Sure, most entrepreneurs want a lively social media presence. But unless you’re working with a dedicated social media manager or you’ve assigned stewardship to an employee, who has time to keep those social media accounts looking fresh, like someone’s always “home”?
I get it. Building a business is demanding enough, and not everyone is able to outsource social media. But you might have more time for social than you think.
Yesssss! You know what you’re going to share on Facebook this week: a quick snippet of solid advice that you’re sure your customers will appreciate.
You draft the text in a Word document first. You massage it a little bit, get the wording just right. Not too long, not too short. Upbeat but still professional, reflecting the voice of your brand. Perfect.
You read somewhere that social media posts get more engagement when they incorporate imagery, so you look for a stock photo that relates to the topic. You find one, save it, and resize it to display optimally on Facebook.
You’ve also heard that weekday afternoons are the best time to post on Facebook, so you wait until 2:00 p.m. on Monday, then paste your text into Facebook, add your accompanying photo, and publish.
You’d like to post at least one new item on Facebook every week, so you’ll probably wander back to Facebook again next Monday, or Tuesday, or Wednesday. Maybe Thursday. Hopefully. If you find time. And if you can think of something new to say by then.
No wonder you feel like do-it-yourself social media is impossible.
It sounds like no one has introduced you to these simple tricks for squeezing more social media out of what little time you have:
Why do other businesses appear to be so on-top-of their social media? They’re probably maintaining a social media calendar.
Rather than waiting for inspiration to strike and then posting, keep your social media accounts consistently snappy by planning ahead. Come up with all of your content ideas at once for a future period of time (maybe plan two weeks to a month ahead).
- Take advantage of the momentum you build when brainstorming. Get on a roll and capture those ideas while you have them. (Trying to come up with one idea at a time always takes more)
- Gain a “bird’s-eye” view of your social media so you can inject variety into your posts.
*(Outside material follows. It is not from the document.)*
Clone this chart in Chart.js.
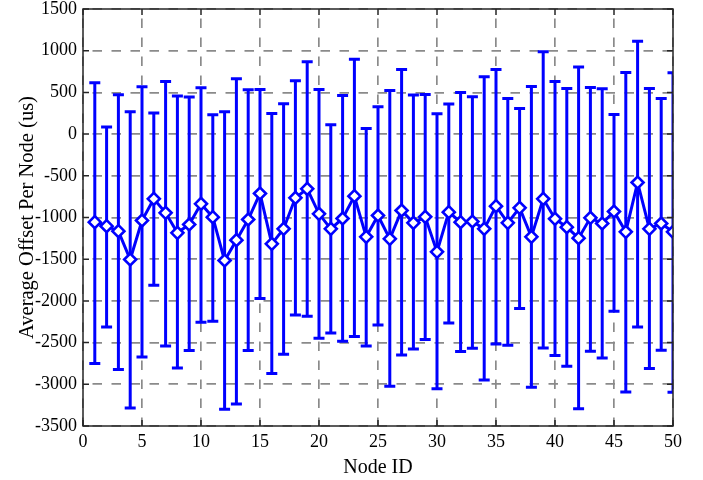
<!DOCTYPE html>
<html>
<head>
<meta charset="utf-8">
<script src="https://cdn.jsdelivr.net/npm/chart.js@4.4.1/dist/chart.umd.min.js"></script>
<style>
  html, body { margin: 0; padding: 0; background: #fff; }
  #wrap { width: 703px; height: 480px; }
</style>
</head>
<body>
<div id="wrap"><canvas id="chart" width="703" height="480"></canvas></div>
<script>
// node ids and values (us)
const nodeIds = [];
for (let i = 1; i <= 50; i++) nodeIds.push(i);

const meanOffset = [
  -1056, -1104, -1164, -1504, -1036, -776, -944, -1184, -1084, -836,
  -996, -1516, -1272, -1024, -712, -1316, -1136, -764, -656, -956,
  -1136, -1012, -744, -1232, -976, -1256, -916, -1064, -992, -1412,
  -936, -1056, -1048, -1136, -864, -1064, -884, -1232, -776, -1016,
  -1116, -1248, -1004, -1072, -928, -1172, -580, -1136, -1072, -1172
];
const upperOffset = [
  616, 84, 472, 268, 568, 252, 632, 456, 444, 556,
  232, 268, 664, 532, 536, 248, 364, 640, 868, 536,
  112, 464, 896, 68, 328, 524, 776, 468, 476, 244,
  360, 500, 448, 688, 776, 428, 308, 572, 988, 632,
  548, 804, 560, 544, 236, 740, 1112, 548, 428, 736
];
const lowerOffset = [
  -2752, -2312, -2824, -3284, -2672, -1812, -2540, -2804, -2596, -2256,
  -2244, -3300, -3236, -2596, -1972, -2872, -2640, -2168, -2184, -2448,
  -2384, -2484, -2428, -2540, -2288, -3024, -2648, -2576, -2464, -3052,
  -2264, -2608, -2568, -2948, -2516, -2532, -2092, -3036, -2564, -2656,
  -2784, -3292, -2604, -2684, -2124, -3092, -2312, -2812, -2592, -3096
];

const blue = '#0000ff';
const axisColor = '#262626';
const gridColor = '#8a8a8a';
const fontFam = '"Liberation Serif", "Times New Roman", serif';

// vertical error bars with caps, drawn under the line
const errorBars = {
  id: 'errorBars',
  beforeDatasetsDraw(chart) {
    const ctx = chart.ctx;
    const xs = chart.scales.x, ys = chart.scales.y;
    const area = chart.chartArea;
    ctx.save();
    ctx.beginPath();
    ctx.rect(area.left, area.top, area.right - area.left, area.bottom - area.top);
    ctx.clip();
    ctx.strokeStyle = blue;
    ctx.lineWidth = 3;
    for (let i = 0; i < nodeIds.length; i++) {
      const x = xs.getPixelForValue(nodeIds[i]);
      const yTop = ys.getPixelForValue(upperOffset[i]);
      const yBot = ys.getPixelForValue(lowerOffset[i]);
      ctx.beginPath();
      ctx.moveTo(x, yTop); ctx.lineTo(x, yBot);
      ctx.moveTo(x - 5.5, yTop); ctx.lineTo(x + 5.5, yTop);
      ctx.moveTo(x - 5.5, yBot); ctx.lineTo(x + 5.5, yBot);
      ctx.stroke();
    }
    ctx.restore();
  }
};

// matlab style box with inward ticks
const boxAxes = {
  id: 'boxAxes',
  afterDraw(chart) {
    const ctx = chart.ctx;
    const a = chart.chartArea;
    const xs = chart.scales.x, ys = chart.scales.y;
    const len = 6;
    ctx.save();
    ctx.strokeStyle = axisColor;
    ctx.lineWidth = 1.5;
    ctx.beginPath();
    xs.ticks.forEach(t => {
      const x = xs.getPixelForValue(t.value);
      ctx.moveTo(x, a.bottom); ctx.lineTo(x, a.bottom - len);
      ctx.moveTo(x, a.top); ctx.lineTo(x, a.top + len);
    });
    ys.ticks.forEach(t => {
      const y = ys.getPixelForValue(t.value);
      ctx.moveTo(a.left, y); ctx.lineTo(a.left + len, y);
      ctx.moveTo(a.right, y); ctx.lineTo(a.right - len, y);
    });
    ctx.stroke();
    ctx.strokeRect(a.left, a.top, a.right - a.left, a.bottom - a.top);
    ctx.restore();
  }
};

const ctx = document.getElementById('chart').getContext('2d');
new Chart(ctx, {
  type: 'line',
  data: {
    datasets: [{
      data: nodeIds.map((id, i) => ({ x: id, y: meanOffset[i] })),
      borderColor: blue,
      borderWidth: 3,
      pointStyle: 'rectRot',
      pointRadius: 6,
      pointBorderWidth: 2.6,
      pointBorderColor: blue,
      pointBackgroundColor: '#ffffff',
      tension: 0
    }]
  },
  options: {
    responsive: false,
    animation: false,
    events: [],
    layout: { padding: { left: 0, right: 30, top: 9, bottom: 0 } },
    plugins: { legend: { display: false }, tooltip: { enabled: false } },
    scales: {
      x: {
        type: 'linear',
        min: 0, max: 50,
        afterFit: s => { s.height = 54; s.paddingLeft = 0; s.paddingRight = 0; },
        ticks: { stepSize: 5, color: '#000', padding: 5, maxRotation: 0,
                 callback: v => String(v),
                 font: { family: fontFam, size: 18 } },
        grid: { color: gridColor, lineWidth: 1.7, drawTicks: false },
        border: { display: false, dash: [9.5, 9.5], dashOffset: 9.5 },
        title: { display: true, text: 'Node ID', color: '#000',
                 padding: { top: 0, bottom: 0 },
                 font: { family: fontFam, size: 20 } }
      },
      y: {
        min: -3500, max: 1500,
        afterFit: s => { s.width = 83; s.paddingTop = 0; s.paddingBottom = 0; },
        ticks: { stepSize: 500, color: '#000', padding: 6,
                 callback: v => String(v),
                 font: { family: fontFam, size: 18 } },
        grid: { color: gridColor, lineWidth: 1.7, drawTicks: false },
        border: { display: false, dash: [9.5, 9.5], dashOffset: 9.5 },
        title: { display: true, text: 'Average Offset Per Node (us)', color: '#000',
                 padding: { top: 15, bottom: 0 },
                 font: { family: fontFam, size: 20.5 } }
      }
    }
  },
  plugins: [errorBars, boxAxes]
});
</script>
</body>
</html>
For example, if you’ve shared a blog post this week, try sharing a humorous meme the following week, and maybe a quick tip the week after that. Shake things up.
- Plan to publish seasonal, deadline-related, and special events content at the right time. Use these occasions to inspire content. For instance, if you know the Oscars are coming up, what could you post that would draw a parallel between your business and Hollywood? How might seasonal weather inform what you post? Are there due dates your customers should know about?
Get more done in less time by batching similar tasks.
This technique goes hand-in-hand with using a social media calendar. Set aside an hour to craft just the text portions of your upcoming posts. Focus on locating visual components for calendared posts all at one time. Spend thirty minutes strictly choosing days and times to publish.
This approach always saves time. Not only do you benefit from momentum, but you won’t waste time clicking back and forth between different pages, different tools, etc.
You can share content at strategic times without having to be anchored to your device. Instead, there are highly affordable social media tools that allow you to schedule your content in advance. You can upload all of your content well ahead of time, then tell the tool exactly when and on which platforms to publish. Examples of such tools include Hootsuite and SproutSocial.
Train yourself to look for opportunities to repurpose your content for social media. For example, you might only write a new blog post a few times a year, but each of those posts can be wrung out to create all sorts of social shareables.
- Extract inspiring quotes
- Break down the main points of your post into quick bits of advice that can be shared separately
- Pose a related discussion question to your followers and encourage commentary
- Share a news story related to your blog post and draw a parallel or point out differences of opinion
- Create a related visual meme
- Combine advice from different posts into one longer piece and offer it as a downloadable PDF (a guide, special report, ebook, etc.)
- Schedule and promote a Facebook Live post wherein you discuss the topic in real time and take questions from viewers
- Record a two-minute video restating a tip from the post
- Record and share an audio interview between yourself and another party discussing the issue
- Adapt the information into a flowchart or checklist
- Create an infographic presenting the same or similar information
By building a new social media routine with a calendar, batch-tasking and a scheduling tool, you can keep your presence hip and happening with a fairly small investment of time. Developing an eye for how to recycle your content will give you even more of an edge. In short order, you’ll become the “marvel” entrepreneur you used to look at and think, How do they do it all?